Less powerful, that’s what. Feels cruel to kick off a review of a Japanese performance coupe by noting that it’s down on power, but in order to comply with ever more stringent emissions regulations, Lexus has had to revise the RC F’s 5.0-litre V8 down from 471bhp when it first blasted onto the scene a few years ago, to 457bhp today.
Boo, hiss etc etc. However, flip that and think of it this way – Lexus has somehow managed, in 2019, to get a 5.0-litre naturally-aspirated V8 petrol engine on sale, jumping through increasingly fire-tinged rings to keep its mini-muscle car on sale. Bravo.
So, the RC F. A powerful, mid-sized rear-drive coupe that’s ostensibly a rival for cars such as the BMW M4 and Mercedes-AMG C63 (perhaps even four-door stuff like the Alfa Giulia Quadrifoglio), each an incredibly tough nut to crack; one is practically the benchmark, the other is the most charming hooligan you’ll ever meet. The last one’s practically a four-door Ferrari.
The RC F then, trades on its nuance: a naturally-aspirated V8 in a world of forced induction, and a proudly Japanese identity and approach to everything – from the styling to user interface – in the face of what some might call homogeneity.

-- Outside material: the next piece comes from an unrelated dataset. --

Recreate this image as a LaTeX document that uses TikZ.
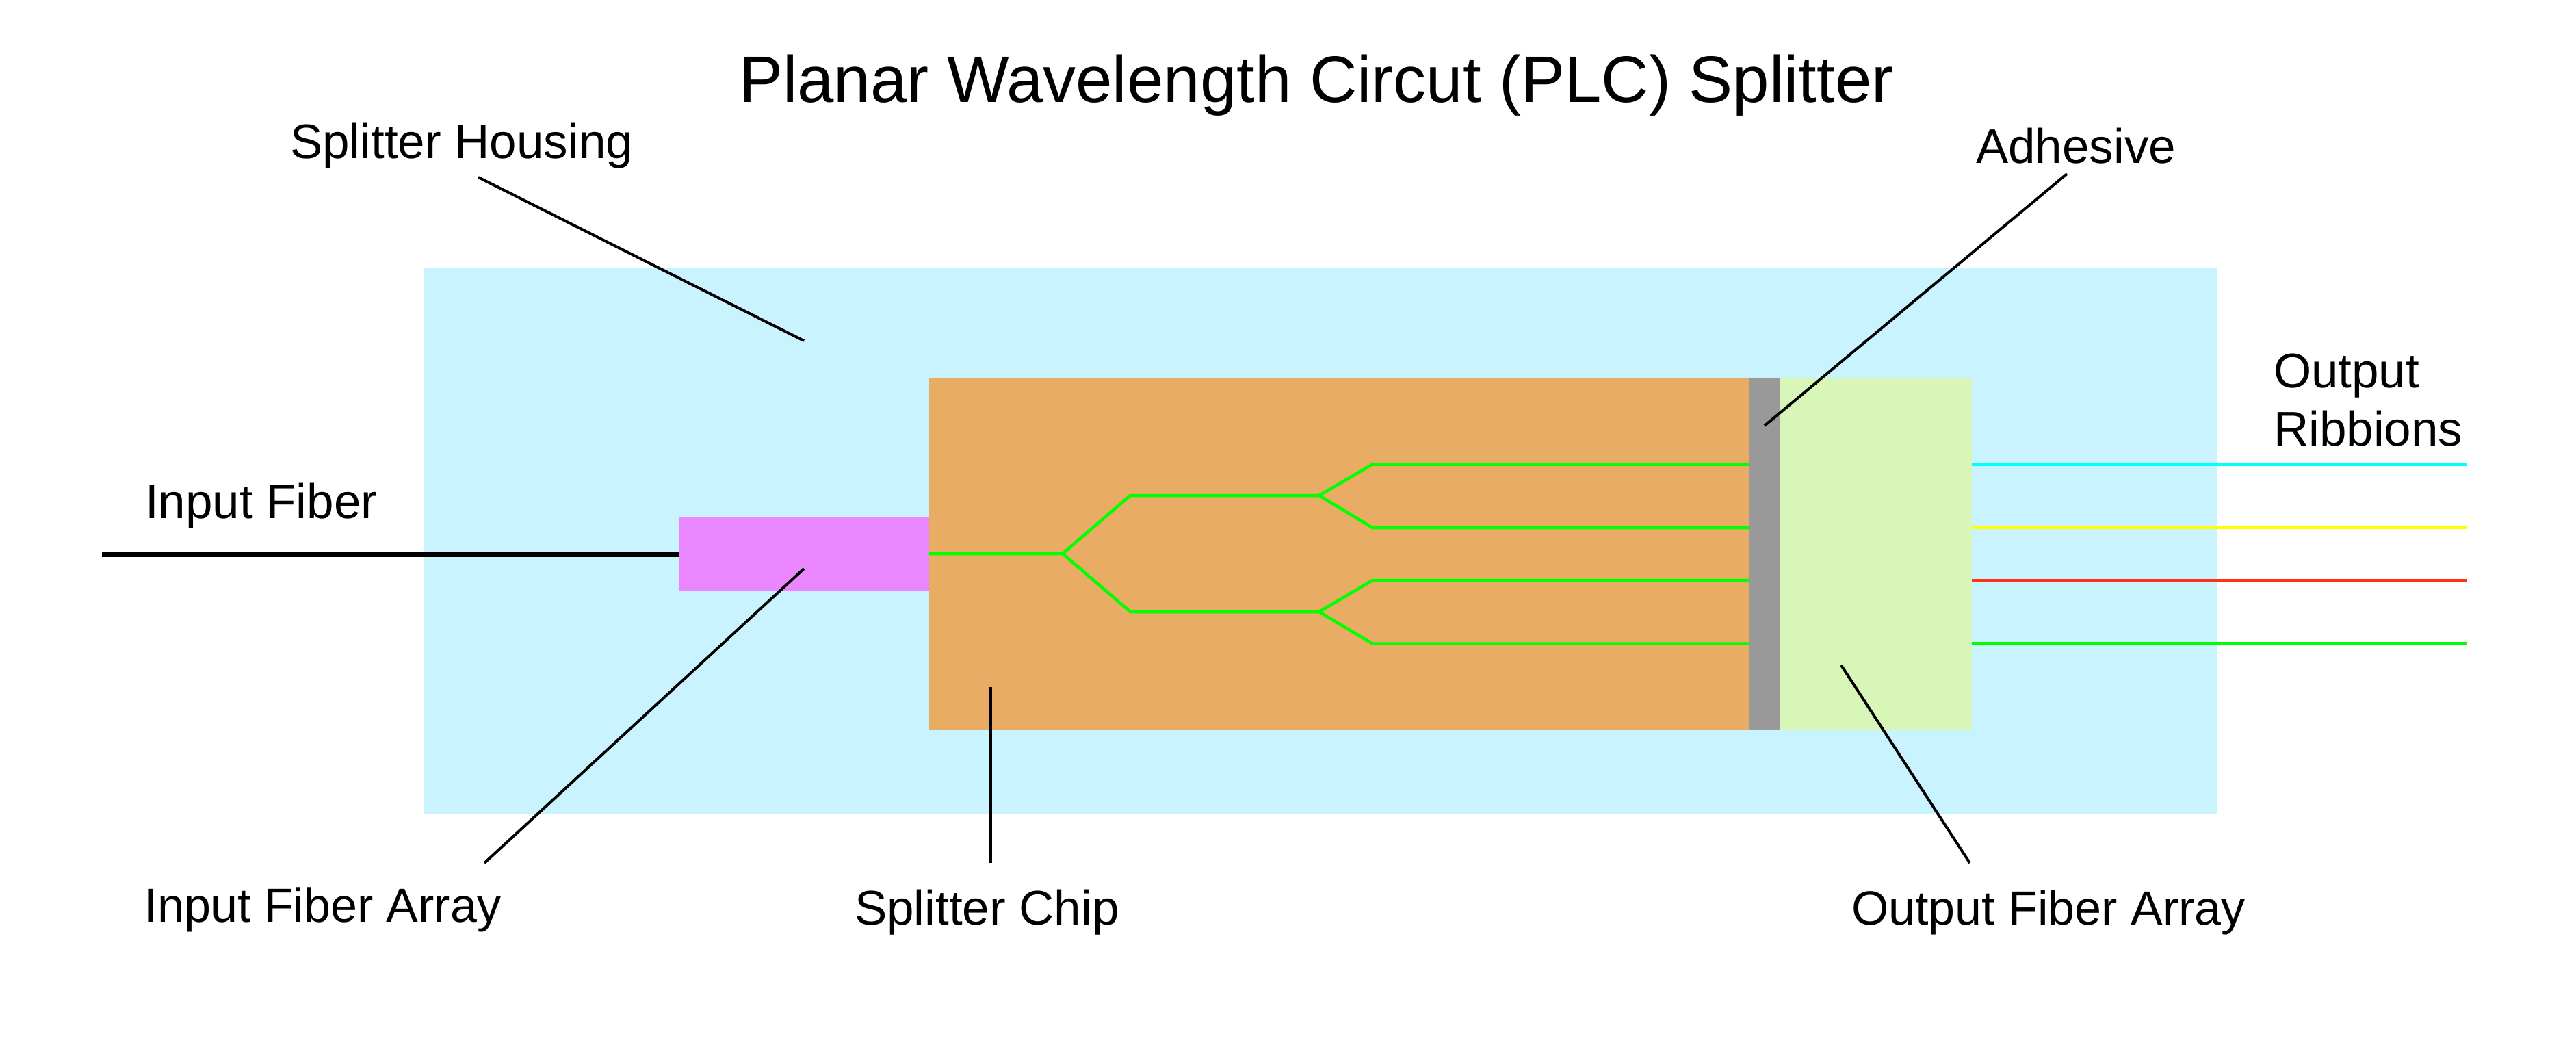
\documentclass[tikz,border=0pt]{standalone}
\usepackage{fontspec}
\setmainfont{Liberation Sans}
\definecolor{housing}{RGB}{200,243,255}
\definecolor{chip}{RGB}{233,172,100}
\definecolor{adhesive}{RGB}{153,153,153}
\definecolor{outarr}{RGB}{215,246,183}
\definecolor{inarr}{RGB}{234,134,255}
\definecolor{guide}{RGB}{0,255,0}
\definecolor{ribred}{RGB}{255,51,17}
\definecolor{ribcyan}{RGB}{0,255,255}
\definecolor{ribyellow}{RGB}{255,255,0}
\tikzset{
  x=1pt,y=-1pt,
  block/.style={inner sep=0pt,outer sep=0pt,draw=none,anchor=north west},
  label/.style={inner sep=0pt,outer sep=0pt,anchor=base west,font=\fontsize{71}{85}\selectfont},
  arraylabel/.style={label,font=\fontsize{70}{84}\selectfont},
  titletext/.style={inner sep=0pt,outer sep=0pt,anchor=base west,font=\fontsize{96}{115}\selectfont},
  leader/.style={draw=black,line width=4pt},
  wave/.style={draw=guide,line width=4.5pt,line join=miter},
  fiber/.style={line width=4.5pt},
}
\begin{document}
\begin{tikzpicture}
\useasboundingbox (0,0) rectangle (3765,1526);
\fill[white] (0,0) rectangle (3765,1526);
% bodies
\node[block,fill=housing,minimum width=2621pt,minimum height=798pt] (housing) at (620,391) {};
\node[block,fill=outarr,minimum width=325pt,minimum height=514pt] (outarray) at (2557,552.5) {};
\node[block,fill=chip,minimum width=1199pt,minimum height=514pt] (chipbox) at (1358,552.5) {};
\node[block,fill=inarr,minimum width=366pt,minimum height=107pt] (inarray) at (992,756) {};
% waveguides
\coordinate (w0) at (1358,809);
\coordinate (w1) at (1553,809);
\coordinate (u1) at (1652,724);
\coordinate (u2) at (1928,724);
\coordinate (l1) at (1652,894);
\coordinate (l2) at (1928,894);
\foreach \n/\y in {a/678.5,b/771,c/848,d/940.5}{
  \coordinate (\n1) at (2006,\y);
  \coordinate (\n2) at (2557,\y);
  \coordinate (\n3) at (2882,\y);
  \coordinate (\n4) at (3606,\y);
}
\draw[wave] (w0) -- (w1) -- (u1) -- (u2) -- (a1) -- (a2);
\draw[wave] (u2) -- (b1) -- (b2);
\draw[wave] (w1) -- (l1) -- (l2) -- (c1) -- (c2);
\draw[wave] (l2) -- (d1) -- (d2);
% adhesive
\node[block,fill=adhesive,minimum width=45pt,minimum height=514pt] (adh) at (2557,552.5) {};
% ribbons
\draw[fiber,draw=ribcyan] (a3) -- (a4);
\draw[fiber,draw=ribyellow] (b3) -- (b4);
\draw[fiber,draw=ribred] (c3) -- (c4);
\draw[fiber,draw=guide] (d3) -- (d4);
% input fiber
\coordinate (if) at (149,809.5);
\coordinate (ifend) at (992,809.5);
\draw[line width=8pt,black] (if) -- (ifend);
% labels
\node[titletext] (title) at (1080,149) {Planar Wavelength Circut (PLC) Splitter};
\node[label] (lhousing) at (424,231) {Splitter Housing};
\node[label] (ladh) at (2888,238) {Adhesive};
\node[label] (lout) at (3323,566) {Output};
\node[label] (lrib) at (3323,651) {Ribbions};
\node[label] (lin) at (212,757) {Input Fiber};
\node[arraylabel] (linarr) at (211,1347) {Input Fiber Array};
\node[label] (lchip) at (1249,1351) {Splitter Chip};
\node[arraylabel] (loutarr) at (2706,1351) {Output Fiber Array};
% leaders
\coordinate (p1a) at (699,259);  \coordinate (p1b) at (1175,498);
\coordinate (p2a) at (708,1261); \coordinate (p2b) at (1175,831);
\coordinate (p3a) at (1448,1261);\coordinate (p3b) at (1448,1004);
\coordinate (p4a) at (3021,254); \coordinate (p4b) at (2579,622);
\coordinate (p5a) at (2879,1261);\coordinate (p5b) at (2691,972);
\draw[leader] (p1a) -- (p1b);
\draw[leader] (p2a) -- (p2b);
\draw[leader] (p3a) -- (p3b);
\draw[leader] (p4a) -- (p4b);
\draw[leader] (p5a) -- (p5b);
\end{tikzpicture}
\end{document}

There’s a revised eight-speed automatic gearbox in the middle, drive to the rear (itself now under threat for cars like these), and a raft of revisions for 2019 and beyond. These include a refreshed face, the addition of launch control, a limited slip diff, and the option of carbon fibre composite body panels.
The suspension’s been tweaked, too: excellently nerdy stuff like hollow half-shafts in place of solid ones, aluminium parts to save weight, stiffer suspension arm bushings and steering rack mounts, and stronger engine mounts.
There are three versions of the RC F you can buy in the UK: the standard car, the RC F Carbon (carbon fibre roof, bonnet), and the RC F Track Edition (Brembo brakes, a torque vectoring diff, BBS alloys, fixed rear wing, red Alcantara and other CF parts). Prices range from a little over £60,000, to almost £80,000. More on that further on.
Lexus estimates the TE takes between 70kg and 80kg of weight from the previous generation standard RC F, using knowledge gleaned from Lexus’s Super GT and IMSA race teams. The new, standard car clocks in at 1,715kg, mind, so it’s still rather heavy...
Our choice from the range
What is the verdict?
In isolation, the RC F is a good car. It steers, rides and handles with assuredness – if not the fizz others manage – offers decent bang for your buck, and represents a very particular way of thinking about the whole rear-drive-powerful-coupe thing.
But stuff like the M4 and C63 have moved the game on in leaps and bounds, and have continued to set new benchmarks. For this kind of money, you can’t discount them, and in that company the Lexus struggles to compete.
It’s got heart, the RC F, it’s just not the championship contender it wants to be. Top notch Japanese muscle car, though, and there’s a lot to be said for that.